> ITEMS

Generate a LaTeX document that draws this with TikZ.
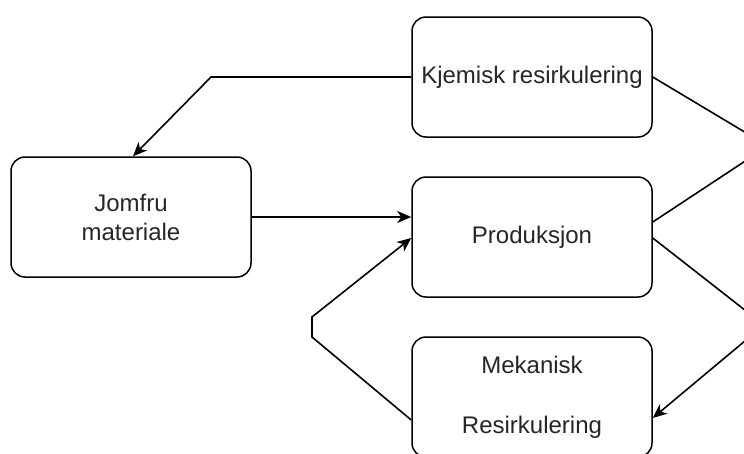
\documentclass[tikz,border=0pt]{standalone}
\usepackage{fontspec}
\setmainfont{Liberation Sans}
\usetikzlibrary{arrows.meta,calc}
\begin{document}
\begin{tikzpicture}[x=1pt,y=-1pt,
  box/.style={draw=black, line width=1.5pt, rounded corners=14pt, minimum width=240pt,
    minimum height=120pt, inner sep=0pt, align=center,
    font=\fontsize{24}{29}\selectfont, fill=white, text=black!85},
  link/.style={line width=1.6pt, draw=black},
  arr/.style={link, -{Stealth[length=14pt,width=12pt,inset=4pt]}}]
\useasboundingbox (0,0) rectangle (744,453);
\clip (0,0) rectangle (744,453);
\node[box] (J) at (131,217) {Jomfru\\materiale};
\node[box] (K) at (532,77) {Kjemisk resirkulering};
\node[box] (P) at (532,237) {Produksjon};
\node[box] (M) at (532,397) {Mekanisk\\[31pt]Resirkulering};
\coordinate (k1) at (211,77);
\coordinate (m1) at (312,337);
\coordinate (m2) at (312,317);
\coordinate (r1) at (768,146);
\coordinate (r2) at (764,325);
\draw[arr] (K.west) -- (k1) -- ([xshift=2pt]J.north);
\draw[arr] (J.east) -- (J.east -| P.west);
\draw[arr] ([yshift=-23pt]M.west) -- (m1) -- (m2) -- ([yshift=-1pt]P.west);
\draw[link] (K.east) -- (r1) -- ([yshift=15pt]P.east);
\draw[arr] ([yshift=-1pt]P.east) -- (r2) -- ([yshift=-21pt]M.east);
\end{tikzpicture}
\end{document}
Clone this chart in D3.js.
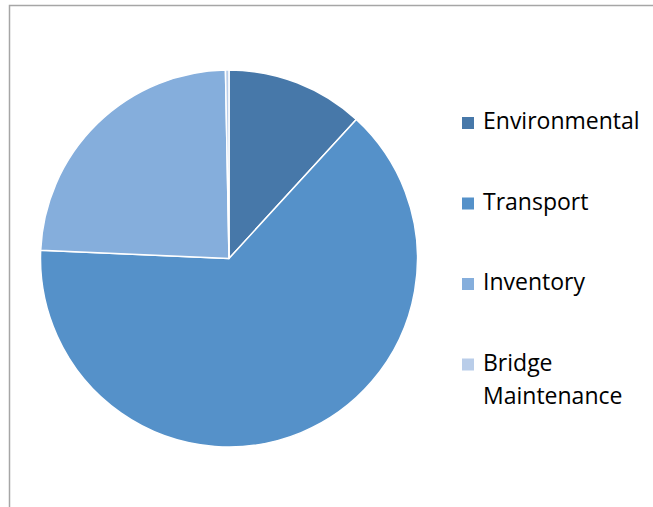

> DIRECTIVE
How many lines of the data contain the word "this"? Answer with the number alone.

> REPLY TO THE EXERCISE
2